The Importance Of A 'Pure' Flat Tax
excerpted from the National Center for Policy Analysis' Daily Policy Digest
Advocates of a flat tax are stressing the importance of making it a pure flat tax -- without hanging on to a slew of deductibles.
Pressure will be strong to retain the deduction for home mortgage interest. But this would be unwise and unnecessary, they contend.
- Removing taxation of interest income will lower interest rates -- which would reduce mortgage payments, thus offsetting the loss of the deduction for most taxpayers.

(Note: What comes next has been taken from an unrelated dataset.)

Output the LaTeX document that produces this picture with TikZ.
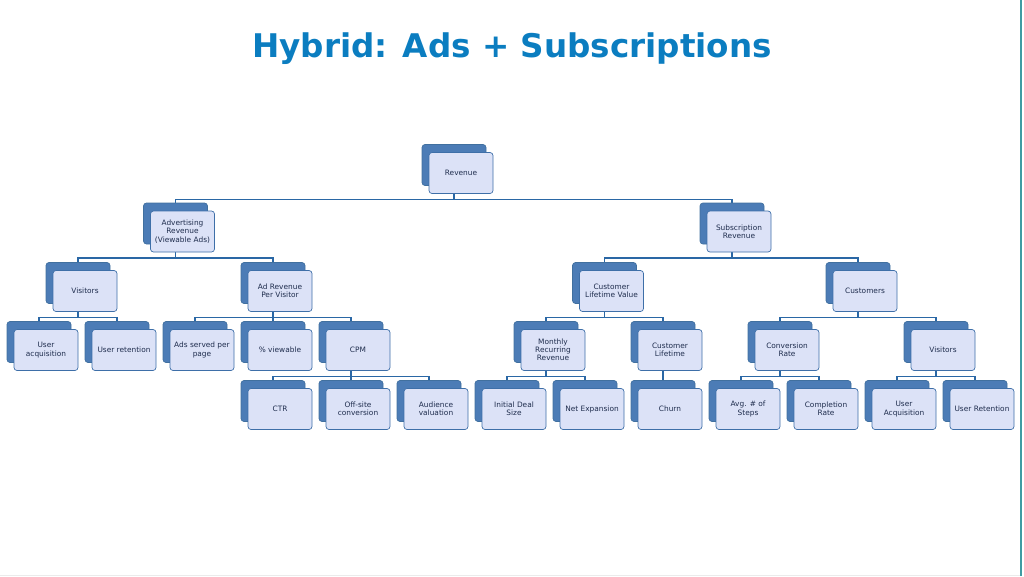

- Since slow or negative economic growth severely affects home prices, the flat tax would stabilize the housing market by bringing higher long-term growth. Critics claim the flat tax would jeopardize charitable giving by removing the deduction.
Flat-tax supporters see it differently:
- They point out that the deduction isn't central to a decision to give, since some 80 million Americans now volunteer their time, with no tax deduction at all.

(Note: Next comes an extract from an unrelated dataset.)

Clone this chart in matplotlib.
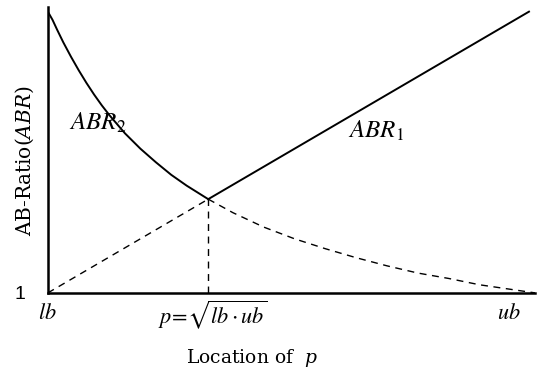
import matplotlib
matplotlib.use('Agg')
import matplotlib.pyplot as plt
import matplotlib.transforms as mtransforms

plt.rcParams['mathtext.fontset'] = 'stix'

# bounds and meeting point (lb = 1)
lb = 1.0
ub = 4.16
p_mid = 2.04

# ABR2 = ub / p, solid part (lb .. p) and dashed part (p .. ub)
abr2_p_solid = [1.0, 1.03, 1.06, 1.1, 1.15, 1.2, 1.25, 1.3, 1.35, 1.4, 1.5,
                1.6, 1.7, 1.8, 1.9, 2.04]
abr2_v_solid = [4.12, 4.03, 3.92, 3.78, 3.62, 3.47, 3.33, 3.20, 3.08, 2.97, 2.77,
                2.60, 2.45, 2.31, 2.19, 2.04]
abr2_p_dash = [2.04, 2.2, 2.4, 2.6, 2.8, 3.0, 3.2, 3.4, 3.6, 3.8, 4.0, 4.16]
abr2_v_dash = [2.04, 1.89, 1.73, 1.60, 1.49, 1.39, 1.30, 1.22, 1.16, 1.09, 1.04, 1.0]

# ABR1 = p / lb
abr1_p_dash = [1.0, 2.04]
abr1_v_dash = [1.0, 2.04]
abr1_p_solid = [2.04, 4.12]
abr1_v_solid = [2.04, 4.12]

fig = plt.figure(figsize=(5.5, 3.76), dpi=100)
ax = fig.add_axes([0.087, 0.221, 0.886, 0.76])

ax.plot(abr2_p_solid, abr2_v_solid, color='black', lw=1.4)
ax.plot(abr2_p_dash, abr2_v_dash, color='black', lw=1.0, ls=(0, (5, 4)))
ax.plot(abr1_p_dash, abr1_v_dash, color='black', lw=1.0, ls=(0, (5, 4)))
ax.plot(abr1_p_solid, abr1_v_solid, color='black', lw=1.4)
ax.plot([p_mid, p_mid], [1.0, p_mid], color='black', lw=1.0, ls=(0, (5, 4)))

ax.set_xlim(lb, ub)
ax.set_ylim(1.0, 4.17)
for s in ['top', 'right']:
    ax.spines[s].set_visible(False)
for s in ['left', 'bottom']:
    ax.spines[s].set_linewidth(1.8)
ax.set_xticks([])
ax.set_yticks([1.0])
ax.set_yticklabels(['1'], fontsize=14, family='Liberation Sans')
ax.tick_params(axis='y', length=0, pad=16)

trans = mtransforms.blended_transform_factory(ax.transData, ax.transAxes)
ax.text(lb, -0.035, r'$lb$', transform=trans, ha='center', va='top', fontsize=16)
ax.text(p_mid + 0.03, -0.02, r'$p\!=\!\sqrt{lb\cdot ub}$', transform=trans,
        ha='center', va='top', fontsize=16)
ax.text(3.99, -0.035, r'$ub$', transform=trans, ha='center', va='top', fontsize=16)

ax.text(1.325, 2.89, r'$ABR_2$', ha='center', va='center', fontsize=18)
ax.text(3.13, 2.80, r'$ABR_1$', ha='center', va='center', fontsize=18)

fig.text(252 / 550, 1 - 358 / 376, r'Location of  $p$', ha='center', va='center',
         fontsize=13.5, family='DejaVu Serif', math_fontfamily='dejavuserif')
fig.text(25 / 550, 1 - 161 / 376, r'AB-Ratio($ABR$)', ha='center', va='center',
         rotation=90, fontsize=14.5, family='DejaVu Serif',
         math_fontfamily='dejavuserif')

fig.savefig('out.png', dpi=100)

- Also, almost half of all charitable cash contributions come from people who don't itemize -- and thus do not gain from the deduction.
- Of $117 billion donated in 1991, $56 billion came from non-itemizers.

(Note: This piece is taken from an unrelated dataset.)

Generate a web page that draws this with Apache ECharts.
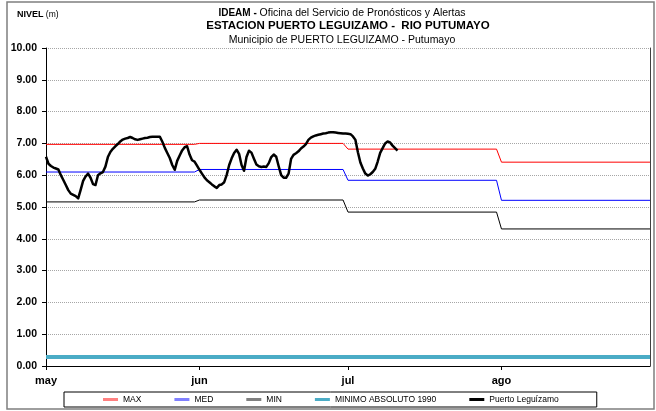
<!DOCTYPE html>
<html><head><meta charset="utf-8">
<script src="https://cdn.jsdelivr.net/npm/echarts@6/dist/echarts.min.js"></script>
<style>html,body{margin:0;padding:0;background:#fff}#c{width:656px;height:411px}</style>
</head><body><div id="c"></div>
<script>
// Month labels and the day index (1 May = day 0) where each month starts
const meses = ['may', 'jun', 'jul', 'ago'];
const inicioMes = [0, 31, 61, 92];
const finPeriodo = 122;

// Monthly reference levels (m)
const nivelMax = [6.97, 7.00, 6.82, 6.41];
const nivelMed = [6.10, 6.18, 5.84, 5.21];
const nivelMin = [5.16, 5.22, 4.84, 4.31];
const minimoAbsoluto1990 = 0.28;

// Observed levels at Puerto Leguízamo, two readings per day from 1 May
const pasoLecturas = 0.5;
const nivelPuerto = [
  6.58, 6.36, 6.29, 6.24, 6.21, 6.18, 6.00, 5.85, 5.69, 5.53,
  5.42, 5.38, 5.34, 5.27, 5.54, 5.82, 5.96, 6.05, 5.92, 5.72,
  5.69, 6.00, 6.06, 6.10, 6.27, 6.57, 6.73, 6.83, 6.91, 6.98,
  7.06, 7.12, 7.15, 7.17, 7.20, 7.17, 7.13, 7.11, 7.13, 7.15,
  7.17, 7.18, 7.20, 7.21, 7.21, 7.21, 7.21, 7.05, 6.86, 6.70,
  6.54, 6.32, 6.17, 6.45, 6.62, 6.78, 6.88, 6.91, 6.65, 6.47,
  6.43, 6.30, 6.17, 6.05, 5.93, 5.84, 5.78, 5.71, 5.65, 5.60,
  5.69, 5.71, 5.78, 6.01, 6.32, 6.53, 6.70, 6.80, 6.67, 6.32,
  6.14, 6.57, 6.77, 6.71, 6.52, 6.34, 6.28, 6.26, 6.27, 6.26,
  6.38, 6.57, 6.65, 6.58, 6.28, 6.00, 5.92, 5.92, 6.05, 6.51,
  6.64, 6.69, 6.75, 6.84, 6.90, 6.98, 7.11, 7.18, 7.22, 7.25,
  7.27, 7.29, 7.31, 7.32, 7.34, 7.35, 7.35, 7.34, 7.33, 7.32,
  7.31, 7.31, 7.30, 7.29, 7.22, 7.11, 6.72, 6.40, 6.21, 6.05,
  5.99, 6.03, 6.10, 6.20, 6.43, 6.70, 6.85, 7.00, 7.06, 7.03,
  6.93, 6.85, 6.77
];

// Monthly level held from the first to the last day of each month
function escalones(valores) {
  const pts = [];
  valores.forEach((v, m) => {
    const fin = m + 1 < inicioMes.length ? inicioMes[m + 1] - 1 : finPeriodo;
    pts.push([inicioMes[m], v], [fin, v]);
  });
  return pts;
}

const fuente = 'Liberation Sans, Arial, sans-serif';

const chart = echarts.init(document.getElementById('c'), null, { renderer: 'canvas' });
chart.setOption({
  animation: false,
  backgroundColor: '#fff',
  title: [
    {
      left: 17, top: 10, padding: 0,
      text: '{b|NIVEL}{n| (m)}',
      textStyle: { fontWeight: 'normal', rich: {
        b: { fontFamily: fuente, fontSize: 9, fontWeight: 'bold', color: '#000' },
        n: { fontFamily: fuente, fontSize: 8.5, fontWeight: 'normal', color: '#000' }
      } }
    },
    {
      left: 342, top: 8, padding: 0, textAlign: 'center',
      text: '{b|IDEAM - }{n|Oficina del Servicio de Pronósticos y Alertas}',
      textStyle: { fontWeight: 'normal', rich: {
        b: { fontFamily: fuente, fontSize: 10, fontWeight: 'bold', color: '#000' },
        n: { fontFamily: fuente, fontSize: 10.5, fontWeight: 'normal', color: '#000' }
      } }
    },
    {
      left: 348, top: 20, padding: 0, textAlign: 'center',
      text: 'ESTACION PUERTO LEGUIZAMO -  RIO PUTUMAYO',
      textStyle: { fontFamily: fuente, fontSize: 11.5, fontWeight: 'bold', color: '#000' }
    },
    {
      left: 342, top: 35, padding: 0, textAlign: 'center',
      text: 'Municipio de PUERTO LEGUIZAMO - Putumayo',
      textStyle: { fontFamily: fuente, fontSize: 10.5, fontWeight: 'normal', color: '#000' }
    }
  ],
  graphic: [
    { type: 'rect', z: -10, shape: { x: 7, y: 2, width: 647, height: 407 },
      style: { fill: null, stroke: '#7f7f7f', lineWidth: 1.5 } }
  ],
  grid: { left: 46, right: 6, top: 48, bottom: 45 },
  xAxis: {
    type: 'value', min: 0, max: finPeriodo,
    axisLine: { lineStyle: { color: '#000', width: 1 } },
    axisTick: { show: true, customValues: inicioMes, length: 4, lineStyle: { color: '#000' } },
    axisLabel: {
      customValues: inicioMes,
      formatter: v => meses[inicioMes.indexOf(v)],
      fontFamily: fuente, fontSize: 11, fontWeight: 'bold', color: '#000', margin: 9
    },
    splitLine: { show: false }
  },
  yAxis: [
    {
      type: 'value', min: 0, max: 10, interval: 1,
      axisLine: { show: true, lineStyle: { color: '#000' } },
      axisTick: { show: true, length: 4, lineStyle: { color: '#000' } },
      axisLabel: {
        formatter: v => v.toFixed(2),
        fontFamily: fuente, fontSize: 10.5, fontWeight: 'bold', color: '#000', margin: 9
      },
      splitLine: { show: true, lineStyle: { color: '#a6a6a6', type: 'dotted', width: 1 } }
    },
    {
      type: 'value', min: 0, max: 10, position: 'right',
      axisLine: { show: true, lineStyle: { color: '#404040' } },
      axisTick: { show: false }, axisLabel: { show: false }, splitLine: { show: false }
    }
  ],
  legend: {
    left: 64, top: 392,
    padding: [3, 38, 3, 39],
    borderColor: '#000', borderWidth: 1,
    itemGap: 33, itemWidth: 15, itemHeight: 3, icon: 'rect',
    textStyle: { fontFamily: fuente, fontSize: 8.5, color: '#000' },
    data: [
      { name: 'MAX', itemStyle: { color: '#ff8080' } },
      { name: 'MED', itemStyle: { color: '#8080ff' } },
      { name: 'MIN', itemStyle: { color: '#808080' } },
      { name: 'MINIMO ABSOLUTO 1990', itemStyle: { color: '#4bacc6' } },
      { name: 'Puerto Leguízamo', itemStyle: { color: '#000' } }
    ]
  },
  series: [
    { name: 'MAX', type: 'line', data: escalones(nivelMax), showSymbol: false, color: '#ff0000',
      lineStyle: { width: 1, color: '#ff0000' }, z: 3 },
    { name: 'MED', type: 'line', data: escalones(nivelMed), showSymbol: false, color: '#0000ff',
      lineStyle: { width: 1, color: '#0000ff' }, z: 3 },
    { name: 'MIN', type: 'line', data: escalones(nivelMin), showSymbol: false, color: '#000',
      lineStyle: { width: 1, color: '#000' }, z: 3 },
    { name: 'MINIMO ABSOLUTO 1990', type: 'line', showSymbol: false, color: '#4bacc6',
      data: [[0, minimoAbsoluto1990], [finPeriodo, minimoAbsoluto1990]],
      lineStyle: { width: 4, color: '#4bacc6' }, z: 3 },
    { name: 'Puerto Leguízamo', type: 'line', showSymbol: false, color: '#000',
      data: nivelPuerto.map((v, i) => [i * pasoLecturas, v]),
      lineStyle: { width: 2.5, color: '#000', join: 'round' }, z: 4 }
  ]
});
</script>
</body></html>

- Of the $61 billion that was deducted, 54 percent came from Americans in low-to-moderate tax brackets.
- Thus, three of every four dollars donated do not lead to a substantial tax benefit.
Advocates say that aside from particular deductions, any loopholes could undo reform because they would be precedents for restoring other special breaks. Even a few loopholes in a reformed federal tax code would be an open invitation to future tinkering.